Born to Dance is an American musical film starring Eleanor Powell and James Stewart, directed by Roy Del Ruth and released in 1936 by Metro-Goldwyn-Mayer. The score was composed by Cole Porter.

Plot summary

While on leave, sailor Ted Barker (played by James Stewart) meets Nora Paige (Eleanor Powell) at the Lonely Hearts Club, which is owned by Jenny Saks (Una Merkel), the wife of fellow sailor Gunny Saks (Sid Silvers).  Ted instantly falls in love with Nora.

Ted later meets Broadway star Lucy James (Virginia Bruce) aboard a submarine while she's on a publicity tour. Her Pekingese falls overboard, Ted rescues it, and Lucy falls in love with him.  Though Ted has already scheduled a date with Nora, he is ordered by his captain, Dingby (Raymond Walburn), to meet Lucy in a nightclub.

Nora, who lives with Jenny and her daughter, Sally (Juanita Quigley), aspires to become a Broadway dancer.  However, her newfound career is in serious jeopardy when she inadvertently comes between Lucy and her boss McKay (Alan Dinehart). Nora distances herself from Ted after seeing pictures of him and Lucy in a newspaper the next morning.

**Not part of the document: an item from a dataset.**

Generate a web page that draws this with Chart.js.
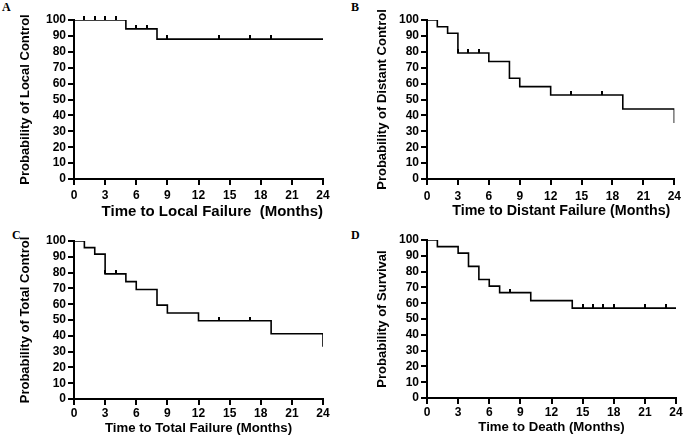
<!DOCTYPE html>
<html>
<head>
<meta charset="utf-8">
<script src="https://cdn.jsdelivr.net/npm/chart.js@4"></script>
<style>
    body { margin: 0; background: #fff; }
    #figure { position: relative; width: 685px; height: 443px; background: #fff; }
    canvas { position: absolute; }
    .panel-letter {
        position: absolute;
        font-family: 'Liberation Serif', 'DejaVu Serif', serif;
        font-weight: bold;
        font-size: 12px;
        line-height: 12px;
        color: #000;
    }
</style>
</head>
<body>
<div id="figure">
    <div class="panel-letter" style="left: 2px; top: 1px;">A</div>
    <div class="panel-letter" style="left: 351px; top: 1px;">B</div>
    <div class="panel-letter" style="left: 12px; top: 229px;">C</div>
    <div class="panel-letter" style="left: 351px; top: 229px;">D</div>
    <canvas id="chart-a" width="342" height="221" style="left: 0px; top: 0px;"></canvas>
    <canvas id="chart-b" width="332" height="220" style="left: 353px; top: 0px;"></canvas>
    <canvas id="chart-c" width="342" height="215" style="left: 0px; top: 221px;"></canvas>
    <canvas id="chart-d" width="332" height="215" style="left: 353px; top: 220px;"></canvas>
</div>
<script>
// shared axis ticks
const monthTicks = [0, 3, 6, 9, 12, 15, 18, 21, 24];
const percentTicks = [0, 10, 20, 30, 40, 50, 60, 70, 80, 90, 100];

// A - local control
const localTimes = [0, 5, 8, 24];
const localSurv = [100, 94.4, 88, 88];
const localCensorTimes = [1, 2, 3, 4, 6, 7, 9, 14, 17, 19];
const localCensorSurv = [100, 100, 100, 100, 94.4, 94.4, 88, 88, 88, 88];

// B - distant control
const distantTimes = [0, 1, 2, 3, 6, 8, 9, 12, 19, 24];
const distantSurv = [100, 95.8, 91.7, 79.2, 73.9, 63.4, 58.1, 52.8, 44, 35.2];
const distantCensorTimes = [3, 4, 5, 14, 17];
const distantCensorSurv = [79.2, 79.2, 79.2, 52.8, 52.8];

// C - total control
const totalTimes = [0, 1, 2, 3, 5, 6, 8, 9, 12, 19, 24];
const totalSurv = [100, 95.8, 91.7, 79.2, 74.3, 69.3, 59.4, 54.4, 49.5, 41.3, 33];
const totalCensorTimes = [3, 4, 14, 17];
const totalCensorSurv = [79.2, 79.2, 49.5, 49.5];

// D - overall survival
const deathTimes = [0, 1, 3, 4, 5, 6, 7, 10, 14, 24];
const deathSurv = [100, 95.8, 91.7, 83.3, 75, 70.8, 66.7, 61.6, 56.9, 56.9];
const deathCensorTimes = [8, 15, 16, 17, 18, 21, 23];
const deathCensorSurv = [66.7, 56.9, 56.9, 56.9, 56.9, 56.9, 56.9];

const FONT = "'Liberation Sans', Arial, sans-serif";

// small upward tick used as censor mark (drawn centred on the point, so only top half is inked)
function makeCensorMark() {
    const c = document.createElement('canvas');
    c.width = 2;
    c.height = 8;
    const ctx = c.getContext('2d');
    ctx.fillStyle = '#000';
    ctx.fillRect(0, 0, 2, 4);
    return c;
}
const censorMark = makeCensorMark();

function toPoints(xs, ys) {
    return xs.map((x, i) => ({ x: x, y: ys[i] }));
}

function drawPanel(canvasId, cfg) {
    const canvas = document.getElementById(canvasId);
    return new Chart(canvas, {
        type: 'line',
        data: {
            datasets: [
                {
                    data: toPoints(cfg.times, cfg.surv),
                    stepped: 'before',
                    borderColor: '#000',
                    borderWidth: 1.6,
                    pointRadius: 0,
                    fill: false
                },
                {
                    data: toPoints(cfg.censorTimes, cfg.censorSurv),
                    showLine: false,
                    pointStyle: censorMark,
                    pointRadius: 3,
                    clip: false
                }
            ]
        },
        options: {
            responsive: false,
            animation: false,
            events: [],
            layout: {
                padding: { left: 0, top: 20, right: canvas.width - 323, bottom: 0 }
            },
            plugins: {
                legend: { display: false },
                tooltip: { enabled: false }
            },
            scales: {
                x: {
                    type: 'linear',
                    min: 0,
                    max: 24,
                    afterBuildTicks: scale => { scale.ticks = monthTicks.map(v => ({ value: v })); },
                    afterFit: scale => { scale.height = canvas.height - cfg.plotBottom; },
                    grid: { drawOnChartArea: false, drawTicks: true, tickLength: 6, color: '#000', lineWidth: 2 },
                    border: { color: '#000', width: 2 },
                    ticks: { color: '#000', padding: cfg.xTickPad, autoSkip: false, maxRotation: 0, font: { family: FONT, size: 12, weight: 'bold' } },
                    title: {
                        display: true,
                        text: cfg.xTitle,
                        align: cfg.xTitleAlign,
                        color: '#000',
                        padding: { top: 0, bottom: 0 },
                        font: { family: FONT, size: cfg.xTitleSize, weight: 'bold' }
                    }
                },
                y: {
                    min: 0,
                    max: 100,
                    afterBuildTicks: scale => { scale.ticks = percentTicks.map(v => ({ value: v })); },
                    afterFit: scale => { scale.width = 74; },
                    grid: { drawOnChartArea: false, drawTicks: true, tickLength: 6, color: '#000', lineWidth: 2 },
                    border: { color: '#000', width: 2 },
                    ticks: { color: '#000', padding: 2, autoSkip: false, font: { family: FONT, size: 12, weight: 'bold' } },
                    title: {
                        display: true,
                        text: cfg.yTitle,
                        color: '#000',
                        padding: { top: cfg.yTitlePad, bottom: 0 },
                        font: { family: FONT, size: 13, weight: 'bold' }
                    }
                }
            }
        }
    });
}

drawPanel('chart-a', {
    times: localTimes, surv: localSurv,
    censorTimes: localCensorTimes, censorSurv: localCensorSurv,
    xTitle: 'Time to Local Failure  (Months)', yTitle: 'Probability of Local Control',
    plotBottom: 179, xTickPad: 3, yTitlePad: 18, xTitleSize: 15, xTitleAlign: 'end'
});
drawPanel('chart-b', {
    times: distantTimes, surv: distantSurv,
    censorTimes: distantCensorTimes, censorSurv: distantCensorSurv,
    xTitle: 'Time to Distant Failure (Months) ', yTitle: 'Probability of Distant Control',
    plotBottom: 179, xTickPad: 4, yTitlePad: 22, xTitleSize: 14.3, xTitleAlign: 'end'
});
drawPanel('chart-c', {
    times: totalTimes, surv: totalSurv,
    censorTimes: totalCensorTimes, censorSurv: totalCensorSurv,
    xTitle: 'Time to Total Failure (Months)', yTitle: 'Probability of Total Control',
    plotBottom: 178, xTickPad: 1, yTitlePad: 18, xTitleSize: 13.2, xTitleAlign: 'center'
});
drawPanel('chart-d', {
    times: deathTimes, surv: deathSurv,
    censorTimes: deathCensorTimes, censorSurv: deathCensorSurv,
    xTitle: 'Time to Death (Months)', yTitle: 'Probability of Survival',
    plotBottom: 178, xTickPad: 1, yTitlePad: 22, xTitleSize: 13.2, xTitleAlign: 'center'
});
</script>
</body>
</html>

Lucy convinces McKay to stop the press campaign, threatening to leave the Broadway production if any more photos or articles about her and Ted are published. Nora becomes Lucy's understudy and thinks about her behavior towards Ted.  Nora gets fired suddenly after McKay tells her to perform a dance that Lucy considers undanceable. But Ted knows exactly what to do after he's told the whole story.

Cast
 Eleanor Powell as Nora Paige
 James Stewart as Ted Barker
 Virginia Bruce as Lucy James
 Una Merkel as Jenny Saks
 Sid Silvers as "Gunny" Sacks
 Frances Langford as "Peppy" Turner
 Raymond Walburn as Captain Dingby
 Alan Dinehart as McKay
 Buddy Ebsen as "Mush" Tracy
 Juanita Quigley as Sally Saks
 Georges and Jalna Toregas as themselves
 Reginald Gardiner as Conducting Central Park Policeman
 Barnett Parker as Floorwalker
 Marjorie Lane as Nora Paige (singing voice)
 J. Marshall Smith, L. Dwight Snyder, Ray Johnson, Del Porter as The Foursome

Soundtrack
Unless otherwise noted, Information is taken from IMDb's soundtrack section for this movie.
 Rolling Home (1936)
 Music and Lyrics by Cole Porter
 Sung by The Foursome, Sid Silvers, Buddy Ebsen, James Stewart and male chorus
 Rap, Tap on Wood (1936) (Also called "Rap-Tap on Wood")
 Music and Lyrics by Cole Porter
 Danced by Eleanor Powell and The Foursome
 Sung by Marjorie Lane and The Foursome
 Also danced by Eleanor Powell at a rehearsal
 Hey, Babe, Hey (1936)
 Music and Lyrics by Cole Porter
 Danced by Eleanor Powell, James Stewart, Sid Silvers, Buddy Ebsen, Una Merkel, Frances Langford and The Foursome
 Sung by Marjorie Lane, James Stewart, Sid Silvers, Buddy Ebsen, Una Merkel, Frances Langford and The Foursome
 Hummed by Una Merkel
 Played also as background music
 Entrance of Lucy James (1936)
 Music and Lyrics by Cole Porter
 Sung by Raymond Walburn, Virginia Bruce, The Foursome, and male chorus
 Love Me, Love My Pekinese (1936)
 Music and Lyrics by Cole Porter
 Sung by Virginia Bruce and male chorus
 Danced by Eleanor Powell
 Easy to Love (1936)
 Music and Lyrics by Cole Porter
 Played during the opening credits and as background music
 Sung by Marjorie Lane and James Stewart, Frances Langford, danced by her and Buddy Ebsen
 Eleanor Powell - visual performance
Mock conducted by Reginald Gardiner as the Central Park Policeman, who spoofs conductor Leopold Stokowski, incorporating his long hair and dramatic gestures
 Reprised by the cast at the end
 I've Got You Under My Skin (1936)
 Music and Lyrics by Cole Porter
 Danced by Georges and Jalna
 Sung by Virginia Bruce
 Played also as background music
 Swingin' the Jinx Away (1936); (Also called "Swinging the Jinx Away")
 Music and Lyrics by Cole Porter
 Played during the opening credits
 Sung by Frances Langford, Buddy Ebsen, The Foursome and male chorus
 Danced by Buddy Ebsen and Eleanor Powell
 Sidewalks of New York (1894)
 Music by Charles Lawlor
 Lyrics by James W. Blake
 In the score during the "Rolling Home" number
 Columbia, the Gem of the Ocean (1843)
 Written by David T. Shaw
 Arranged by Thomas A. Beckett
 In the score during the "Rolling Home" number; Also in the score during the "Swingin' the Jinx Away" number and partially sung by the chorus
 The Prisoner's Song (If I Had the Wings of an Angel) (1924)
 Music and Lyrics by Guy Massey
 In the underscore when 'Gunny' Saks is shown in the brig

Production
The film's working title was This Time It's Love.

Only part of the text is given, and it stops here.